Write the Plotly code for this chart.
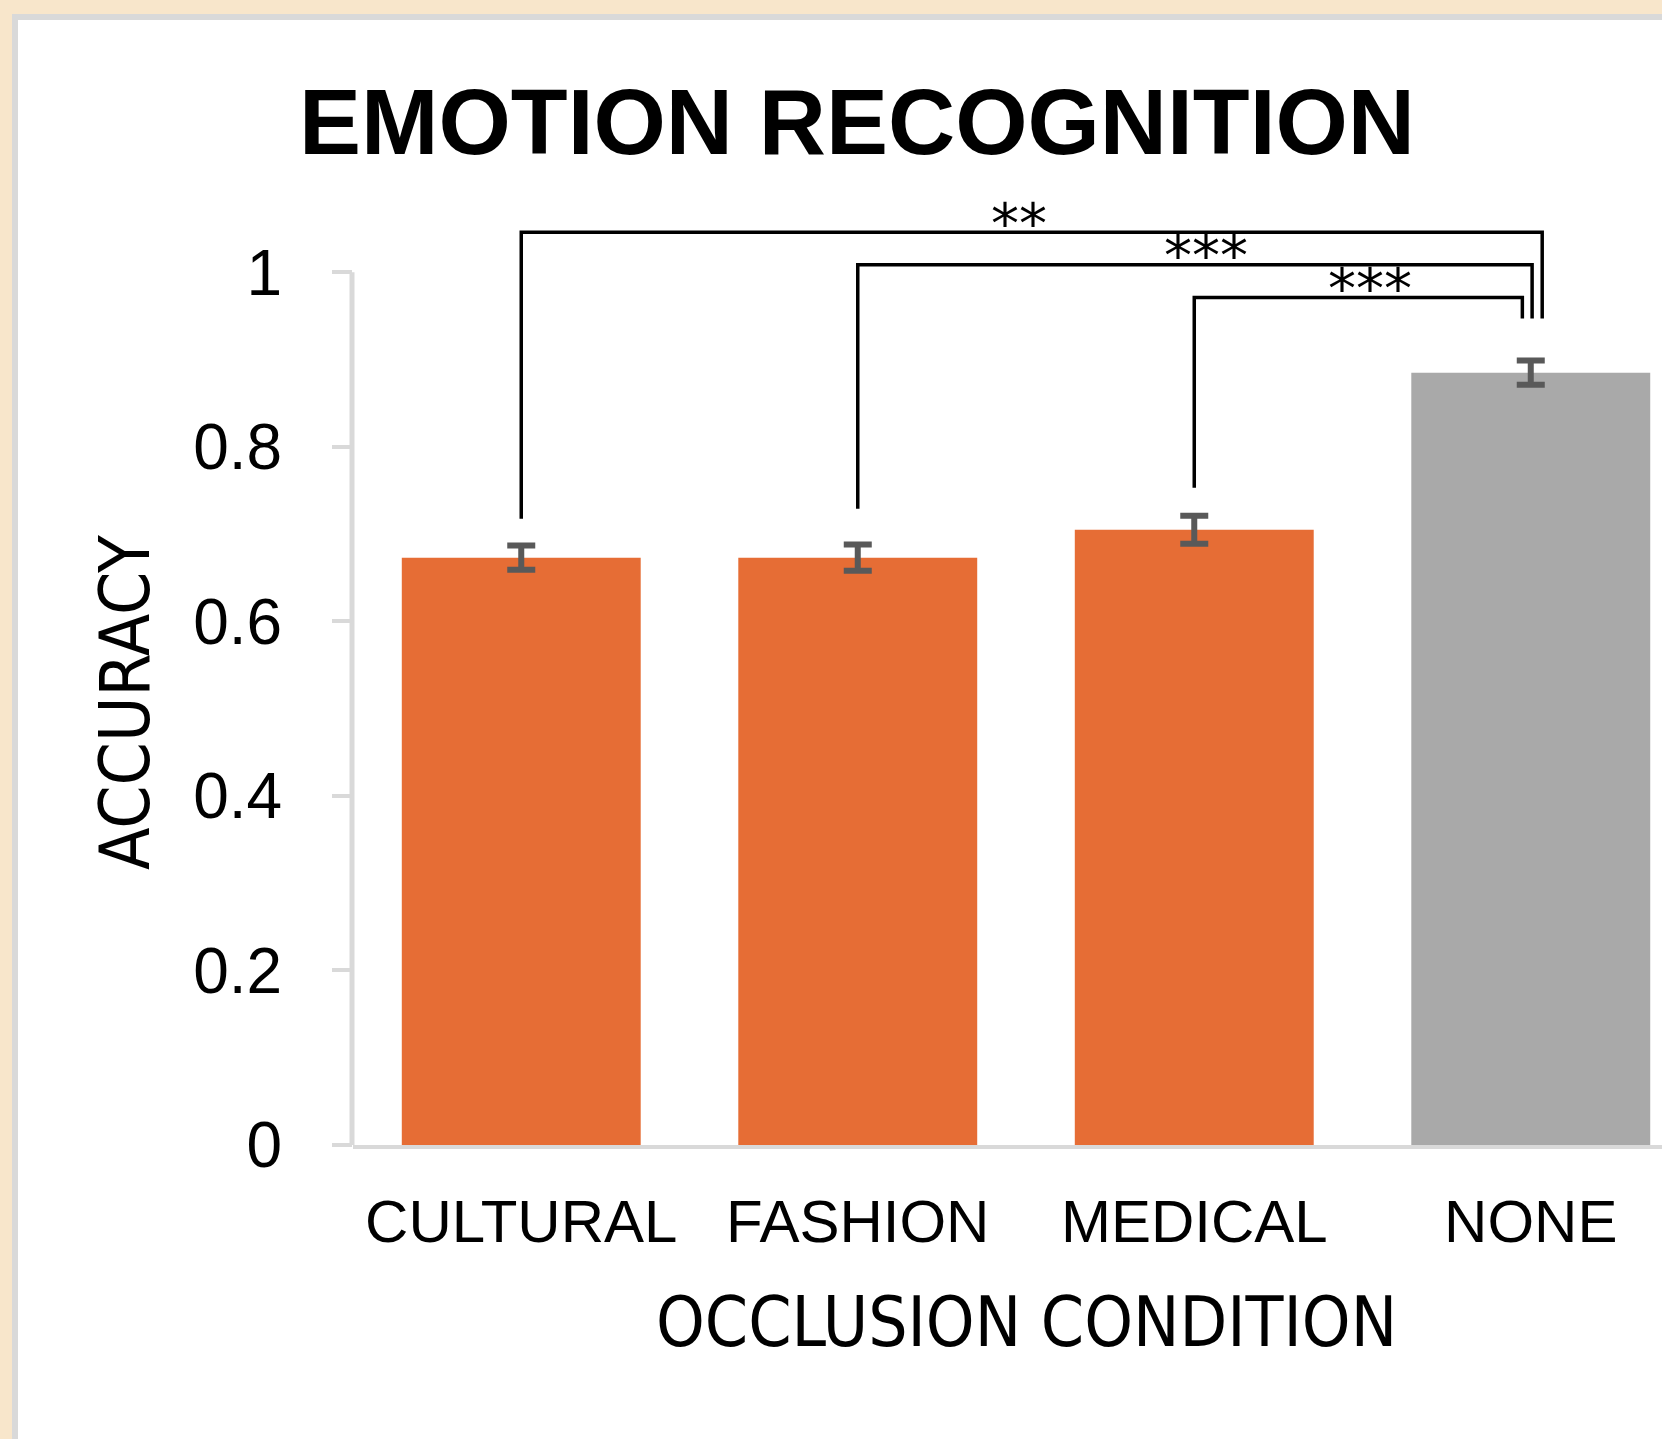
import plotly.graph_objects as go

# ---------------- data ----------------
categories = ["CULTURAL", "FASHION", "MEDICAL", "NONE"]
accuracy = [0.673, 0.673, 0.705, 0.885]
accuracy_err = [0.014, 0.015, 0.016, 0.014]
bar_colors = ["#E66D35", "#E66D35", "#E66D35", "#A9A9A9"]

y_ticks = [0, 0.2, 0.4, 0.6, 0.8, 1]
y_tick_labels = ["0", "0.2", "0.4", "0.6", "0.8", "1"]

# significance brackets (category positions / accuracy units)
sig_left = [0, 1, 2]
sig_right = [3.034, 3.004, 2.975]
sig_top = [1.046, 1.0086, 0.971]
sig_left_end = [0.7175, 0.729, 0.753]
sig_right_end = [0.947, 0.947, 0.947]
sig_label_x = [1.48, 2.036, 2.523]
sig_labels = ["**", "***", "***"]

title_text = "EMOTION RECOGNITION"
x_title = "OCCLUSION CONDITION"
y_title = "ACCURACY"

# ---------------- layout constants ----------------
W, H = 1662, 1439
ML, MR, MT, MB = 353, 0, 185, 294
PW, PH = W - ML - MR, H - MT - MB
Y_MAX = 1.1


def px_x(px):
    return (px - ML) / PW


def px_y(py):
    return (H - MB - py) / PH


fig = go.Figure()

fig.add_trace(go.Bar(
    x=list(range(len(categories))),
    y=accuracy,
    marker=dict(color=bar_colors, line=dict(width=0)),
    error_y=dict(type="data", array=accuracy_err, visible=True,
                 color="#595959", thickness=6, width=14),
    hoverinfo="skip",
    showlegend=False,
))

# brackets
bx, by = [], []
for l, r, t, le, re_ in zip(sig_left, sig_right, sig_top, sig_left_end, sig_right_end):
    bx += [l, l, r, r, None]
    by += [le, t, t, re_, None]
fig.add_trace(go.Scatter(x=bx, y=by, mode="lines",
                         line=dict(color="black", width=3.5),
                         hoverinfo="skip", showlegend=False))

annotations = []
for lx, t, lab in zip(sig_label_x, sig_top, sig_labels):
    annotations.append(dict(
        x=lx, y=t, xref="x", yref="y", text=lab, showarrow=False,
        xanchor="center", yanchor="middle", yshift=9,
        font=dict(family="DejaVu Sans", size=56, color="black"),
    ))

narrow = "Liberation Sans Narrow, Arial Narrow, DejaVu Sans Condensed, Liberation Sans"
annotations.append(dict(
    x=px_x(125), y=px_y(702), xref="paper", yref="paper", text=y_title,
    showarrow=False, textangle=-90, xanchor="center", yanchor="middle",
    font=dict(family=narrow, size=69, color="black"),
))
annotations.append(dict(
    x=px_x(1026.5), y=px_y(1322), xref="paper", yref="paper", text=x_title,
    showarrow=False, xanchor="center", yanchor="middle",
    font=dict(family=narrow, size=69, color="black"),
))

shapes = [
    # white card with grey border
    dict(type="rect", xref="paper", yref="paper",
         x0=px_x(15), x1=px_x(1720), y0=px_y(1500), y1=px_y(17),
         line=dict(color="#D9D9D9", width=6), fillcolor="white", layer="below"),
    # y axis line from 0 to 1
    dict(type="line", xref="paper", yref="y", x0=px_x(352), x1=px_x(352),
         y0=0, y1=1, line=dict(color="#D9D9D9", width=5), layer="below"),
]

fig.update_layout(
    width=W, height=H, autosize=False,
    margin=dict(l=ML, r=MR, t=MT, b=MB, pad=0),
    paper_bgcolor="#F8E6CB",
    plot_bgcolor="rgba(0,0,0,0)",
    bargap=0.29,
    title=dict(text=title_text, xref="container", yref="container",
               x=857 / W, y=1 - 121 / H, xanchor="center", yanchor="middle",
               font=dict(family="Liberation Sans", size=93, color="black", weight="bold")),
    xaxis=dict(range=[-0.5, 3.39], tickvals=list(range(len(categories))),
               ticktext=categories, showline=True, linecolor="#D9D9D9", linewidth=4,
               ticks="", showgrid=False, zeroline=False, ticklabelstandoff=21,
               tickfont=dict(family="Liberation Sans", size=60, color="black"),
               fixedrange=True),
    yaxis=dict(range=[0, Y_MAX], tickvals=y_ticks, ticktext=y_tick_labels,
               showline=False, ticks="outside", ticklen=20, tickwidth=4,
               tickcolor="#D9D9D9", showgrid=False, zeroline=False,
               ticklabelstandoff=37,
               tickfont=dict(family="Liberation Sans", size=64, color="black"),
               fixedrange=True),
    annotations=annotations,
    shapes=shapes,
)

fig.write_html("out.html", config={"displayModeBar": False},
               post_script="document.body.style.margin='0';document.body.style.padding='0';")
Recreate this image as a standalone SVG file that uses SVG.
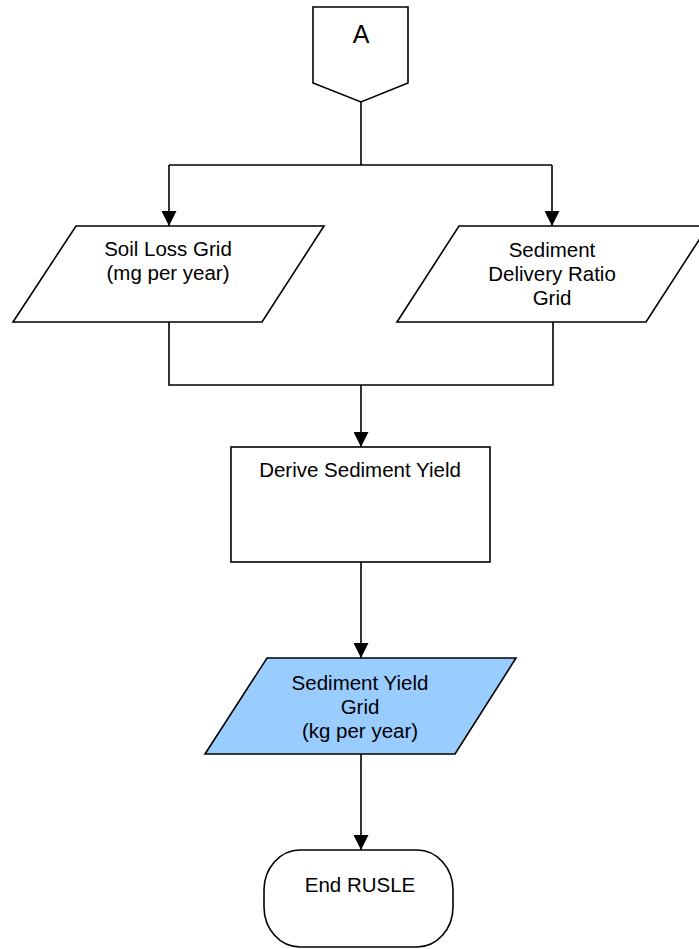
------------------------------------------------
EXERCISE AIM. Reproduce the material word for word. Any pictures should be left out of the copy.

REPLY TO THE EXERCISE.
Write the Plotly code for this chart.
import plotly.graph_objects as go

# ---------------- data ----------------
categories = ["CULTURAL", "FASHION", "MEDICAL", "NONE"]
accuracy = [0.673, 0.673, 0.705, 0.885]
accuracy_err = [0.014, 0.015, 0.016, 0.014]
bar_colors = ["#E66D35", "#E66D35", "#E66D35", "#A9A9A9"]

y_ticks = [0, 0.2, 0.4, 0.6, 0.8, 1]
y_tick_labels = ["0", "0.2", "0.4", "0.6", "0.8", "1"]

# significance brackets (category positions / accuracy units)
sig_left = [0, 1, 2]
sig_right = [3.034, 3.004, 2.975]
sig_top = [1.046, 1.0086, 0.971]
sig_left_end = [0.7175, 0.729, 0.753]
sig_right_end = [0.947, 0.947, 0.947]
sig_label_x = [1.48, 2.036, 2.523]
sig_labels = ["**", "***", "***"]

title_text = "EMOTION RECOGNITION"
x_title = "OCCLUSION CONDITION"
y_title = "ACCURACY"

# ---------------- layout constants ----------------
W, H = 1662, 1439
ML, MR, MT, MB = 353, 0, 185, 294
PW, PH = W - ML - MR, H - MT - MB
Y_MAX = 1.1


def px_x(px):
    return (px - ML) / PW


def px_y(py):
    return (H - MB - py) / PH


fig = go.Figure()

fig.add_trace(go.Bar(
    x=list(range(len(categories))),
    y=accuracy,
    marker=dict(color=bar_colors, line=dict(width=0)),
    error_y=dict(type="data", array=accuracy_err, visible=True,
                 color="#595959", thickness=6, width=14),
    hoverinfo="skip",
    showlegend=False,
))

# brackets
bx, by = [], []
for l, r, t, le, re_ in zip(sig_left, sig_right, sig_top, sig_left_end, sig_right_end):
    bx += [l, l, r, r, None]
    by += [le, t, t, re_, None]
fig.add_trace(go.Scatter(x=bx, y=by, mode="lines",
                         line=dict(color="black", width=3.5),
                         hoverinfo="skip", showlegend=False))

annotations = []
for lx, t, lab in zip(sig_label_x, sig_top, sig_labels):
    annotations.append(dict(
        x=lx, y=t, xref="x", yref="y", text=lab, showarrow=False,
        xanchor="center", yanchor="middle", yshift=9,
        font=dict(family="DejaVu Sans", size=56, color="black"),
    ))

narrow = "Liberation Sans Narrow, Arial Narrow, DejaVu Sans Condensed, Liberation Sans"
annotations.append(dict(
    x=px_x(125), y=px_y(702), xref="paper", yref="paper", text=y_title,
    showarrow=False, textangle=-90, xanchor="center", yanchor="middle",
    font=dict(family=narrow, size=69, color="black"),
))
annotations.append(dict(
    x=px_x(1026.5), y=px_y(1322), xref="paper", yref="paper", text=x_title,
    showarrow=False, xanchor="center", yanchor="middle",
    font=dict(family=narrow, size=69, color="black"),
))

shapes = [
    # white card with grey border
    dict(type="rect", xref="paper", yref="paper",
         x0=px_x(15), x1=px_x(1720), y0=px_y(1500), y1=px_y(17),
         line=dict(color="#D9D9D9", width=6), fillcolor="white", layer="below"),
    # y axis line from 0 to 1
    dict(type="line", xref="paper", yref="y", x0=px_x(352), x1=px_x(352),
         y0=0, y1=1, line=dict(color="#D9D9D9", width=5), layer="below"),
]

fig.update_layout(
    width=W, height=H, autosize=False,
    margin=dict(l=ML, r=MR, t=MT, b=MB, pad=0),
    paper_bgcolor="#F8E6CB",
    plot_bgcolor="rgba(0,0,0,0)",
    bargap=0.29,
    title=dict(text=title_text, xref="container", yref="container",
               x=857 / W, y=1 - 121 / H, xanchor="center", yanchor="middle",
               font=dict(family="Liberation Sans", size=93, color="black", weight="bold")),
    xaxis=dict(range=[-0.5, 3.39], tickvals=list(range(len(categories))),
               ticktext=categories, showline=True, linecolor="#D9D9D9", linewidth=4,
               ticks="", showgrid=False, zeroline=False, ticklabelstandoff=21,
               tickfont=dict(family="Liberation Sans", size=60, color="black"),
               fixedrange=True),
    yaxis=dict(range=[0, Y_MAX], tickvals=y_ticks, ticktext=y_tick_labels,
               showline=False, ticks="outside", ticklen=20, tickwidth=4,
               tickcolor="#D9D9D9", showgrid=False, zeroline=False,
               ticklabelstandoff=37,
               tickfont=dict(family="Liberation Sans", size=64, color="black"),
               fixedrange=True),
    annotations=annotations,
    shapes=shapes,
)

fig.write_html("out.html", config={"displayModeBar": False},
               post_script="document.body.style.margin='0';document.body.style.padding='0';")
Recreate this image as a standalone SVG file that uses SVG.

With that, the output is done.